Gagan keen to set up academy in B'lore

Gagan keen to set up academy in B'lore

If everything goes to plan, Bangalore could well have a world class shooting academy run by Olympic medallist Gagan Narang in the near future.

Narang, who was in Bangalore on Tuesday, said he was keen to open a training centre in the city, and plans were afoot towards that goal. “Bangalore is a nice place and I have happy memories of this city. In fact, I competed in my first nationals here, back in 1999.

There is lot of talent here, and the likes of Prakash P N and Rakesh Manpat are doing very well,” said Narang, the bronze medallist in air rifle at the London Games.

“Bangalore is close to Hyderabad and there are lot of corporates and companies in the IT sector here. There is lot of interest in sport as well. It is known as the IT city now and it could well be known as the sports city,” said Narang. “Once we do the ground work for the academy, we would certainly need the support of the Bangaloreans to make it a success.”

The Commonwealth Games champion, who runs the Guns for Glory Academy in Pune, said he was eager to put his expertise to good use. “I would want to promote sport in a big way in our country and would like to make myself available to any city or government that would want to utilise my expertise to improve sport in their state. I would be more than happy to help them,” he said.

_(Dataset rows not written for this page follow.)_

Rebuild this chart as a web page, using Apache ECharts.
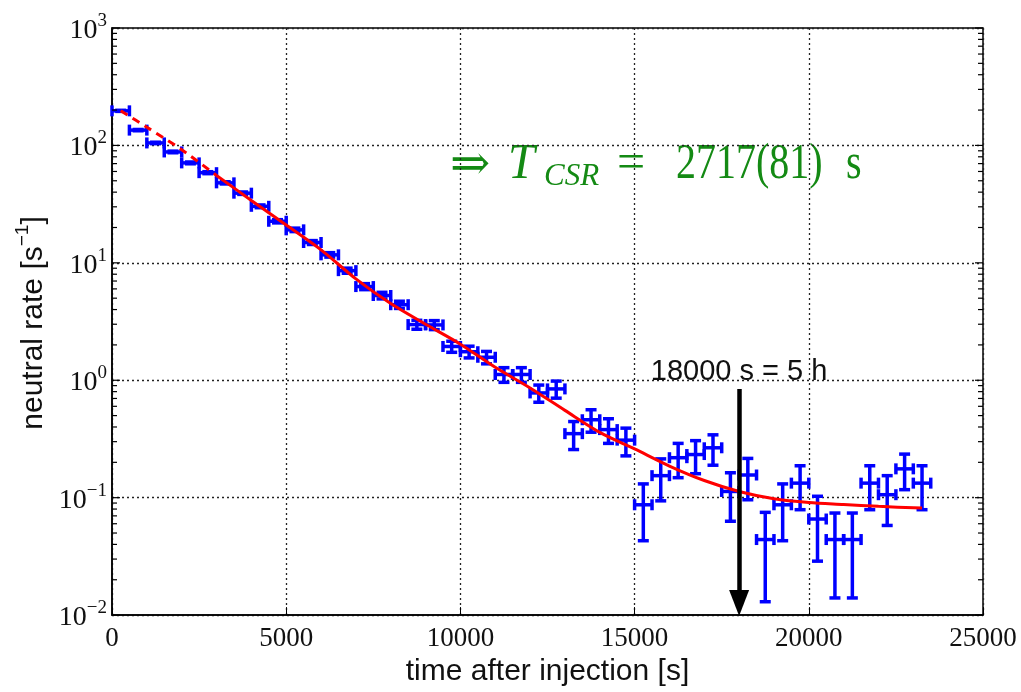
<!DOCTYPE html>
<html>
<head>
<meta charset="utf-8">
<script src="https://cdn.jsdelivr.net/npm/echarts@6/dist/echarts.min.js"></script>
<style>
    html, body { margin: 0; padding: 0; background: #fff; }
    #chart { width: 1021px; height: 692px; }
</style>
</head>
<body>
<div id="chart"></div>
<script>
// bin centres [s], each bin 500 s wide
const timeBins = [250, 750, 1250, 1750, 2250, 2750, 3250, 3750, 4250, 4750,
    5250, 5750, 6250, 6750, 7250, 7750, 8250, 8750, 9250, 9750,
    10250, 10750, 11250, 11750, 12250, 12750, 13250, 13750, 14250, 14750,
    15250, 15750, 16250, 16750, 17250, 17750, 18250, 18750, 19250, 19750,
    20250, 20750, 21250, 21750, 22250, 22750, 23250];
const binHalf = 250;

// neutral rate [1/s]
const rates = [197, 135, 105, 88, 71, 58.6, 48, 39.2, 30.3, 22.6,
    19.1, 14.9, 11.7, 8.58, 6.28, 5.27, 4.40, 2.98, 2.96, 1.94,
    1.75, 1.57, 1.12, 1.12, 0.78, 0.844, 0.351, 0.461, 0.380, 0.309,
    0.087, 0.154, 0.219, 0.233, 0.266, 0.113, 0.156, 0.044, 0.087, 0.133,
    0.0658, 0.044, 0.044, 0.133, 0.106, 0.176, 0.133];
const rateErr = [2.1, 1.7, 1.5, 1.4, 1.25, 1.14, 1.03, 0.93, 0.82, 0.71,
    0.65, 0.57, 0.51, 0.43, 0.37, 0.34, 0.31, 0.26, 0.26, 0.21,
    0.2, 0.19, 0.16, 0.16, 0.13, 0.14, 0.094, 0.1, 0.09, 0.082,
    0.044, 0.06, 0.071, 0.073, 0.077, 0.05, 0.06, 0.031, 0.044, 0.054,
    0.037, 0.03, 0.03, 0.054, 0.048, 0.059, 0.054];

// fit curve (dashed part outside the fit range, solid inside)
const fitDashT = [250, 1000, 2000, 3000];
const fitDashY = [197, 143, 92, 55.5];
const fitT = [3000, 4000, 5000, 6000, 7000, 8000, 9000, 10000, 11000, 12000,
    13000, 14000, 15000, 16000, 17000, 18000, 19000, 20000, 21000, 22000, 23250];
const fitY = [55.5, 34, 21, 12.9, 7.3, 4.5, 3.0, 2.03, 1.29, 0.86,
    0.554, 0.36, 0.26, 0.186, 0.14, 0.113, 0.098, 0.091, 0.0876, 0.0844, 0.0815];

// axes
const xMin = 0, xMax = 25000, xStep = 5000;
const yMin = 0.01, yMax = 1000;
const yMajor = [0.01, 0.1, 1, 10, 100, 1000];

// marker: 5 h after injection
const markT = 18000;
const markTop = 0.844, markEnd = 0.0127;

const serif = 'Liberation Serif';
const sans = 'Liberation Sans';
const green = '#148a14';

// minor ticks of the log axis (2..9 per decade)
const yMinor = [];
yMajor.slice(0, -1).forEach(d => {
    for (let k = 2; k <= 9; k++) yMinor.push(+(d * k).toPrecision(3));
});

const chart = echarts.init(document.getElementById('chart'));

function supText(e) {
    return e < 0 ? '\u2212' + (-e) : String(e);
}

// green annotation, one piece of text per glyph group
function greenText(x, y, text, font, scaleY) {
    return {
        type: 'text', x: x, y: y, scaleY: scaleY,
        style: { text: text, font: font, fill: green, verticalAlign: 'middle' }
    };
}

const option = {
    animation: false,
    backgroundColor: '#fff',
    grid: {
        left: 112, right: 38, top: 28, bottom: 73,
        show: true, borderColor: '#000', borderWidth: 1.5
    },
    xAxis: {
        type: 'value',
        min: xMin, max: xMax, interval: xStep,
        name: 'time after injection [s]',
        nameLocation: 'middle',
        nameGap: 40,
        nameTextStyle: { fontFamily: sans, fontSize: 30, color: '#111' },
        axisLine: { lineStyle: { color: '#000', width: 1.5 } },
        axisTick: { inside: true, length: 8, lineStyle: { color: '#000' } },
        axisLabel: {
            fontFamily: serif, fontSize: 27, color: '#111', margin: 10,
            formatter: v => String(v)
        },
        splitLine: { lineStyle: { color: '#222', type: [2, 3], width: 1.3 } }
    },
    yAxis: {
        type: 'log',
        logBase: 10,
        min: yMin, max: yMax,
        axisLine: { lineStyle: { color: '#000', width: 1.5 } },
        axisTick: { show: false },
        minorTick: { show: false },
        axisLabel: {
            margin: 5,
            formatter: function (v) {
                const e = Math.round(Math.log10(v));
                return '{b|10}{s|' + supText(e) + '}';
            },
            rich: {
                b: { fontFamily: serif, fontSize: 28, color: '#111', padding: [5, 0, 0, 0] },
                s: { fontFamily: serif, fontSize: 19, color: '#111', verticalAlign: 'top' }
            }
        },
        splitLine: { lineStyle: { color: '#222', type: [2, 3], width: 1.3 } }
    },
    graphic: [
        {
            type: 'text', x: 31, y: 323, rotation: Math.PI / 2,
            style: {
                text: '{a|neutral rate [s}{b|\u22121}{a|]}',
                align: 'center', verticalAlign: 'middle',
                rich: {
                    a: { fontFamily: sans, fontSize: 30, fill: '#111', padding: [5, 0, 0, 0] },
                    b: { fontFamily: sans, fontSize: 19, fill: '#111', verticalAlign: 'top' }
                }
            }
        },
        greenText(450, 167, '\u21D2', '48px "DejaVu Serif"', 1),
        greenText(508, 165, 'T', 'italic 48px "Liberation Serif"', 1.04),
        greenText(544, 177, 'CSR', 'italic 31px "Liberation Serif"', 1),
        greenText(617, 165, '=', '50px "Liberation Serif"', 1),
        greenText(676, 165, '2717(81)', '40px "Liberation Serif"', 1.25),
        greenText(846, 165, 's', '40px "Liberation Serif"', 1.25)
    ],
    series: [
        {
            // data points with x and y error bars
            type: 'custom',
            z: 2,
            data: timeBins.map((t, i) => [t, rates[i], rateErr[i]]),
            encode: { x: 0, y: 1 },
            renderItem: function (params, api) {
                const t = api.value(0), r = api.value(1), e = api.value(2);
                const l = api.coord([t - binHalf, r]);
                const rt = api.coord([t + binHalf, r]);
                const top = api.coord([t, r + e]);
                const bot = api.coord([t, r - e]);
                const st = { stroke: '#0000ff', lineWidth: 3.5 };
                const cap = 5.5;
                const line = (x1, y1, x2, y2) => ({
                    type: 'line', shape: { x1, y1, x2, y2 }, style: st
                });
                return {
                    type: 'group',
                    children: [
                        line(l[0], l[1], rt[0], rt[1]),
                        line(top[0], top[1], bot[0], bot[1]),
                        line(l[0], l[1] - cap, l[0], l[1] + cap),
                        line(rt[0], rt[1] - cap, rt[0], rt[1] + cap),
                        line(top[0] - cap, top[1], top[0] + cap, top[1]),
                        line(bot[0] - cap, bot[1], bot[0] + cap, bot[1])
                    ]
                };
            }
        },
        {
            type: 'line',
            z: 3,
            data: fitDashT.map((t, i) => [t, fitDashY[i]]),
            showSymbol: false,
            smooth: 0.3,
            lineStyle: { color: '#ff0000', width: 3, type: [8, 6] }
        },
        {
            type: 'line',
            z: 3,
            data: fitT.map((t, i) => [t, fitY[i]]),
            showSymbol: false,
            smooth: 0.3,
            lineStyle: { color: '#ff0000', width: 3 },
            markLine: {
                silent: true,
                symbol: ['none', 'triangle'],
                symbolSize: [20, 26],
                lineStyle: { color: '#000', width: 4.5, type: 'solid' },
                label: {
                    show: true,
                    position: 'start',
                    distance: 2,
                    formatter: '18000 s = 5 h',
                    fontFamily: sans,
                    fontSize: 29,
                    color: '#111'
                },
                data: [[{ coord: [markT, markTop] }, { coord: [markT, markEnd] }]]
            }
        },
        {
            // tick marks of the log axis on both sides of the frame
            type: 'custom',
            z: 4,
            silent: true,
            data: yMajor.map(v => [xMin, v, 8]).concat(yMinor.map(v => [xMin, v, 5])),
            encode: { x: 0, y: 1 },
            renderItem: function (params, api) {
                const v = api.value(1), len = api.value(2);
                const a = api.coord([xMin, v]);
                const b = api.coord([xMax, v]);
                const st = { stroke: '#000', lineWidth: 1.2 };
                return {
                    type: 'group',
                    children: [
                        { type: 'line', shape: { x1: a[0], y1: a[1], x2: a[0] + len, y2: a[1] }, style: st },
                        { type: 'line', shape: { x1: b[0] - len, y1: b[1], x2: b[0], y2: b[1] }, style: st }
                    ]
                };
            }
        }
    ]
};

chart.setOption(option);
</script>
</body>
</html>
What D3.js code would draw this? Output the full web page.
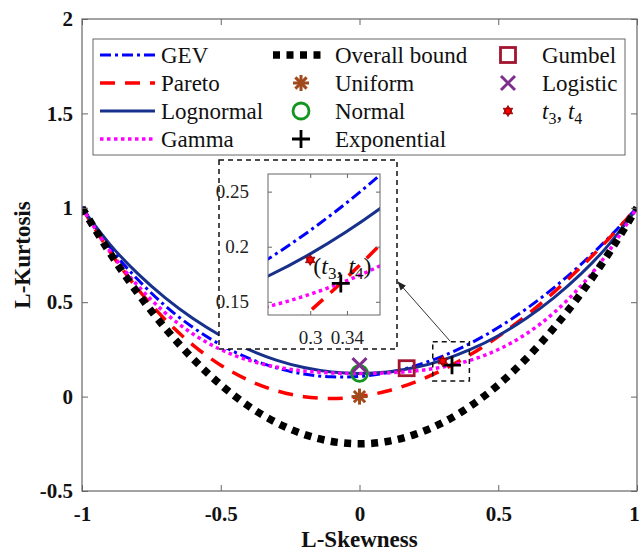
<!DOCTYPE html>
<html>
<head>
<meta charset="utf-8">
<script src="https://cdn.jsdelivr.net/npm/d3@7"></script>
<style>
  body { margin: 0; background: #fff; }
  svg { display: block; }
</style>
</head>
<body>
<svg id="chart"></svg>
<script>
const skewGrid = [-1, -0.9, -0.8, -0.7, -0.6, -0.5, -0.4, -0.3, -0.2, -0.1, 0,
                  0.1, 0.2, 0.3, 0.4, 0.5, 0.6, 0.7, 0.8, 0.9, 1];
// L-kurtosis of each curve at those positions
const gevKurt = [1.0066, 0.7916, 0.6214, 0.4808, 0.3661, 0.2742, 0.2034, 0.1521, 0.1193, 0.1045, 0.1070,
                 0.1265, 0.1626, 0.2148, 0.2827, 0.3658, 0.4638, 0.5762, 0.7029, 0.8443, 1.0008];
const paretoKurt = [0.9989, 0.7684, 0.5719, 0.4073, 0.2728, 0.1665, 0.0866, 0.0315, -0.0003, -0.0104, 0,
                    0.0296, 0.0772, 0.1418, 0.2224, 0.3182, 0.4284, 0.5522, 0.6892, 0.8389, 1.0009];
const lognormKurt = [0.9981, 0.8077, 0.6526, 0.5226, 0.4133, 0.3226, 0.2495, 0.1935, 0.1540, 0.1306, 0.1228,
                     0.1306, 0.1540, 0.1935, 0.2495, 0.3226, 0.4133, 0.5226, 0.6526, 0.8077, 0.9981];
const gammaKurt = [1.0006, 0.7729, 0.5894, 0.4435, 0.3314, 0.2493, 0.1929, 0.1569, 0.1359, 0.1255, 0.1224,
                   0.1255, 0.1359, 0.1569, 0.1929, 0.2493, 0.3314, 0.4435, 0.5894, 0.7729, 1.0006];
const boundKurt = [1, 0.7625, 0.55, 0.3625, 0.2, 0.0625, -0.05, -0.1375, -0.2, -0.2375, -0.25,
                   -0.2375, -0.2, -0.1375, -0.05, 0.0625, 0.2, 0.3625, 0.55, 0.7625, 1];

// single distributions / sample point
const pointNames = ["Uniform", "Normal", "Exponential", "Gumbel", "Logistic", "t3t4"];
const pointSkew = [0, 0, 0.3333, 0.1699, 0, 0.30];
const pointKurt = [0, 0.1226, 0.1667, 0.1504, 0.1667, 0.188];

const xTicks = [-1, -0.5, 0, 0.5, 1];
const yTicks = [-0.5, 0, 0.5, 1, 1.5, 2];
const insetXTicks = [0.3, 0.34];
const insetYTicks = [0.15, 0.2, 0.25];

const serif = "'Liberation Serif', 'Times New Roman', serif";
const width = 641, height = 552;
const svg = d3.select("#chart").attr("width", width).attr("height", height)
    .attr("font-family", serif);
svg.append("rect").attr("width", width).attr("height", height).attr("fill", "#fff");

const x = d3.scaleLinear().domain([-1, 1]).range([82, 637]);
const y = d3.scaleLinear().domain([-0.5, 2]).range([491, 19]);

const curveStyles = [
    {name: "GEV", values: gevKurt, color: "#0000ff", dash: "11,4,3,4", w: 3},
    {name: "Pareto", values: paretoKurt, color: "#ff0000", dash: "15,10", w: 3.5},
    {name: "Lognormal", values: lognormKurt, color: "#17308c", dash: null, w: 3},
    {name: "Gamma", values: gammaKurt, color: "#ff00ff", dash: "3.5,3.5", w: 3.5},
    {name: "Overall bound", values: boundKurt, color: "#000", dash: "7,6.5", w: 7.5}
];

function drawMarker(g, name, cx, cy) {
    const m = g.append("g").attr("transform", `translate(${cx},${cy})`);
    if (name === "Uniform") {
        [0, 45, 90, 135].forEach(a => {
            m.append("line").attr("x1", -8).attr("x2", 8)
                .attr("transform", `rotate(${a})`)
                .attr("stroke", "#a14a1c").attr("stroke-width", 3);
        });
    } else if (name === "Normal") {
        m.append("circle").attr("r", 8).attr("fill", "none")
            .attr("stroke", "#14961e").attr("stroke-width", 2.8);
    } else if (name === "Exponential") {
        m.append("path").attr("d", "M-9,0H9M0,-9V9")
            .attr("stroke", "#000").attr("stroke-width", 2.8);
    } else if (name === "Gumbel") {
        m.append("rect").attr("x", -7.5).attr("y", -7.5).attr("width", 15).attr("height", 15)
            .attr("fill", "none").attr("stroke", "#a2142f").attr("stroke-width", 2.8);
    } else if (name === "Logistic") {
        m.append("path").attr("d", "M-7,-7L7,7M-7,7L7,-7")
            .attr("stroke", "#7e2f8e").attr("stroke-width", 3);
    } else {
        const tri = k => d3.range(3).map(i => {
            const a = (i * 120 + k) * Math.PI / 180;
            return [5.5 * Math.sin(a), -5.5 * Math.cos(a)];
        });
        const p = t => "M" + t.map(d => d.join(",")).join("L") + "Z";
        m.append("path").attr("d", p(tri(0)) + p(tri(180)))
            .attr("fill", "#f00").attr("stroke", "#7a0000").attr("stroke-width", 0.8);
    }
}

// ---- main plot curves
svg.append("clipPath").attr("id", "plotClip").append("rect")
    .attr("x", 82).attr("y", 19).attr("width", 555).attr("height", 472);

const plotG = svg.append("g").attr("clip-path", "url(#plotClip)");

function curveLine(xs, ys, values) {
    return d3.line()
        .x((d, i) => xs(skewGrid[i]))
        .y(d => ys(d))
        .curve(d3.curveNatural)(values);
}

curveStyles.forEach(c => {
    plotG.append("path")
        .attr("d", curveLine(x, y, c.values))
        .attr("fill", "none")
        .attr("stroke", c.color)
        .attr("stroke-width", c.w)
        .attr("stroke-dasharray", c.dash);
});

pointNames.forEach((n, i) => drawMarker(plotG, n, x(pointSkew[i]), y(pointKurt[i])));

// ---- zoom box and arrow
svg.append("rect")
    .attr("x", x(0.264)).attr("y", y(0.291))
    .attr("width", x(0.396) - x(0.264)).attr("height", y(0.083) - y(0.291))
    .attr("fill", "none").attr("stroke", "#111").attr("stroke-width", 1.5)
    .attr("stroke-dasharray", "5,4");

svg.append("defs").append("marker")
    .attr("id", "arrowHead").attr("viewBox", "0 0 10 10")
    .attr("refX", 9).attr("refY", 5)
    .attr("markerWidth", 9).attr("markerHeight", 9)
    .attr("markerUnits", "userSpaceOnUse")
    .attr("orient", "auto")
    .append("path").attr("d", "M0,1L10,5L0,9Z").attr("fill", "#222");

svg.append("line")
    .attr("x1", 450).attr("y1", 341).attr("x2", 398).attr("y2", 282)
    .attr("stroke", "#333").attr("stroke-width", 1)
    .attr("marker-end", "url(#arrowHead)");

// ---- inset
svg.append("rect")
    .attr("x", 219).attr("y", 160).attr("width", 178).attr("height", 189)
    .attr("fill", "#fff").attr("stroke", "#111").attr("stroke-width", 1.5)
    .attr("stroke-dasharray", "5,4");

const xi = d3.scaleLinear().domain([0.254, 0.376]).range([268, 380]);
const yi = d3.scaleLinear().domain([0.138, 0.266]).range([315, 174]);

svg.append("clipPath").attr("id", "insetClip").append("rect")
    .attr("x", 268).attr("y", 174).attr("width", 112).attr("height", 141);
const insetG = svg.append("g").attr("clip-path", "url(#insetClip)");

curveStyles.forEach(c => {
    insetG.append("path")
        .attr("d", curveLine(xi, yi, c.values))
        .attr("fill", "none")
        .attr("stroke", c.color)
        .attr("stroke-width", c.w)
        .attr("stroke-dasharray", c.dash);
});
["Exponential", "t3t4"].forEach(n => {
    const i = pointNames.indexOf(n);
    drawMarker(insetG, n, xi(pointSkew[i]), yi(pointKurt[i]));
});

const tLabel = svg.append("text")
    .attr("x", xi(pointSkew[5]) + 3).attr("y", yi(pointKurt[5]) + 14)
    .attr("font-family", serif).attr("font-size", 24).attr("fill", "#111");
tLabel.append("tspan").text("(");
tLabel.append("tspan").attr("font-style", "italic").text("t");
tLabel.append("tspan").attr("font-size", 17).attr("dy", 5).text("3");
tLabel.append("tspan").attr("dy", -5).text(", ");
tLabel.append("tspan").attr("font-style", "italic").text("t");
tLabel.append("tspan").attr("font-size", 17).attr("dy", 5).text("4");
tLabel.append("tspan").attr("dy", -5).text(")");

svg.append("rect")
    .attr("x", 268).attr("y", 174).attr("width", 112).attr("height", 141)
    .attr("fill", "none").attr("stroke", "#666").attr("stroke-width", 1);

const insetLeft = svg.append("g").attr("transform", "translate(268,0)")
    .call(d3.axisLeft(yi).tickValues(insetYTicks).tickSizeInner(-4).tickSizeOuter(0)
        .tickPadding(19).tickFormat(d => String(d)));
const insetRight = svg.append("g").attr("transform", "translate(380,0)")
    .call(d3.axisRight(yi).tickValues(insetYTicks).tickSizeInner(-4).tickSizeOuter(0).tickFormat(""));
const insetBottom = svg.append("g").attr("transform", "translate(0,315)")
    .call(d3.axisBottom(xi).tickValues(insetXTicks).tickSizeInner(-4).tickSizeOuter(0)
        .tickPadding(16).tickFormat(d => String(d)));
const insetTop = svg.append("g").attr("transform", "translate(0,174)")
    .call(d3.axisTop(xi).tickValues(insetXTicks).tickSizeInner(-4).tickSizeOuter(0).tickFormat(""));
[insetLeft, insetRight, insetBottom, insetTop].forEach(a => {
    a.attr("font-family", serif).attr("font-size", 19);
    a.select(".domain").remove();
    a.selectAll("line").attr("stroke", "#666");
    a.selectAll("text").attr("fill", "#222");
});

// ---- legend
const legend = svg.append("g").attr("font-family", serif).attr("font-size", 23);
legend.append("rect")
    .attr("x", 93).attr("y", 39).attr("width", 532).attr("height", 116)
    .attr("fill", "#fff").attr("stroke", "#666").attr("stroke-width", 1);

const rowY = i => 55 + i * 28;
curveStyles.slice(0, 4).forEach((c, i) => {
    legend.append("line").attr("x1", 100).attr("x2", 155).attr("y1", rowY(i)).attr("y2", rowY(i))
        .attr("stroke", c.color).attr("stroke-width", c.w).attr("stroke-dasharray", c.dash);
    legend.append("text").attr("x", 161).attr("y", rowY(i)).attr("dy", "0.33em")
        .attr("fill", "#111").text(c.name);
});
const bound = curveStyles[4];
legend.append("line").attr("x1", 273).attr("x2", 324).attr("y1", rowY(0)).attr("y2", rowY(0))
    .attr("stroke", bound.color).attr("stroke-width", bound.w).attr("stroke-dasharray", bound.dash);
legend.append("text").attr("x", 335).attr("y", rowY(0)).attr("dy", "0.33em")
    .attr("fill", "#111").text(bound.name);

const legendSlots = [
    {n: "Uniform", col: 1, row: 1},
    {n: "Normal", col: 1, row: 2},
    {n: "Exponential", col: 1, row: 3},
    {n: "Gumbel", col: 2, row: 0},
    {n: "Logistic", col: 2, row: 1},
    {n: "t3t4", col: 2, row: 2}
];
const colMarkX = [0, 301, 508], colTextX = [0, 335, 542];
legendSlots.forEach(s => {
    drawMarker(legend, s.n, colMarkX[s.col], rowY(s.row));
    const t = legend.append("text").attr("x", colTextX[s.col]).attr("y", rowY(s.row))
        .attr("dy", "0.33em").attr("fill", "#111");
    if (s.n === "t3t4") {
        t.append("tspan").attr("font-style", "italic").text("t");
        t.append("tspan").attr("font-size", 16).attr("dy", 5).text("3");
        t.append("tspan").attr("dy", -5).text(", ");
        t.append("tspan").attr("font-style", "italic").text("t");
        t.append("tspan").attr("font-size", 16).attr("dy", 5).text("4");
    } else {
        t.text(s.n);
    }
});

// ---- main axes
const fmt = d => String(d);
const axes = [
    svg.append("g").attr("transform", "translate(0,491)")
        .call(d3.axisBottom(x).tickValues(xTicks).tickSizeInner(-6).tickSizeOuter(0).tickPadding(15).tickFormat(fmt)),
    svg.append("g").attr("transform", "translate(0,19)")
        .call(d3.axisTop(x).tickValues(xTicks).tickSizeInner(-6).tickSizeOuter(0).tickFormat("")),
    svg.append("g").attr("transform", "translate(82,0)")
        .call(d3.axisLeft(y).tickValues(yTicks).tickSizeInner(-6).tickSizeOuter(0).tickPadding(9).tickFormat(fmt)),
    svg.append("g").attr("transform", "translate(637,0)")
        .call(d3.axisRight(y).tickValues(yTicks).tickSizeInner(-6).tickSizeOuter(0).tickFormat(""))
];
axes.forEach(a => {
    a.attr("font-family", serif).attr("font-size", 21).attr("font-weight", "bold");
    a.select(".domain").remove();
    a.selectAll("line").attr("stroke", "#666");
    a.selectAll("text").attr("fill", "#111");
});
// keep the right-most tick label inside the picture
axes[0].selectAll(".tick text").filter(d => d === 1).attr("dx", -3);

svg.append("rect")
    .attr("x", 82).attr("y", 19).attr("width", 555).attr("height", 472)
    .attr("fill", "none").attr("stroke", "#666").attr("stroke-width", 1.2);

svg.append("text").attr("x", 359.5).attr("y", 547)
    .attr("text-anchor", "middle").attr("font-size", 23).attr("font-weight", "bold")
    .attr("fill", "#111").text("L-Skewness");
svg.append("text").attr("transform", "translate(22,255) rotate(-90)").attr("dy", "0.35em")
    .attr("text-anchor", "middle").attr("font-size", 23).attr("font-weight", "bold")
    .attr("fill", "#111").text("L-Kurtosis");
</script>
</body>
</html>
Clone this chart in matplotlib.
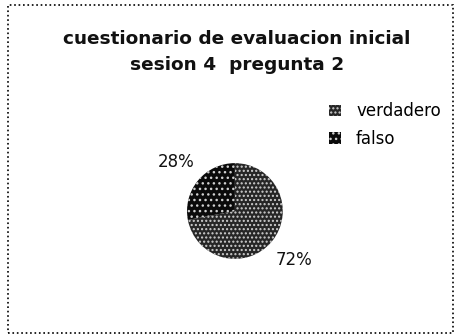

Narang said entry into sport promotion didn’t mean he would take a step back as a competitor. “As a responsible citizen, I should contribute some of my time to develop sport before I start preparing for the next Commonwealth Games. Of course I will be competing in the World Cup finals (in Bangkok next month) -- but that wouldn’t be a prime focus for me.

Next year, the main goal will be the Asian Airgun Championships and the World Cup finals will be like a stepping stone for the Asian Airgun meet which will be in China. The Chinese shooters are the best in the world and I am looking forward to competing with them. I would also want to become physically fitter and mentally tougher in the coming months.

Narang said he wasn’t worried about the rule changes that will be implemented from next year. Under the changes, the scores from the qualifying rounds won’t be carried forward to the final, which would use the same elimination format being used in rapid fire pistol now.

“I haven’t read them yet but it doesn’t make a difference to me because no matter what the rule says, I have to shoot and shoot well. I think I will be ready for it when it is implemented,” said Narang, who also revealed that he wasn’t concerned about the involvement of the crowd during the Olympic Games competition, unlike other shooters.

“I didn’t have any problems with the fans making noise because I am used to such conditions, having competed in Bundesliga (German league). It quite helped me to focus.”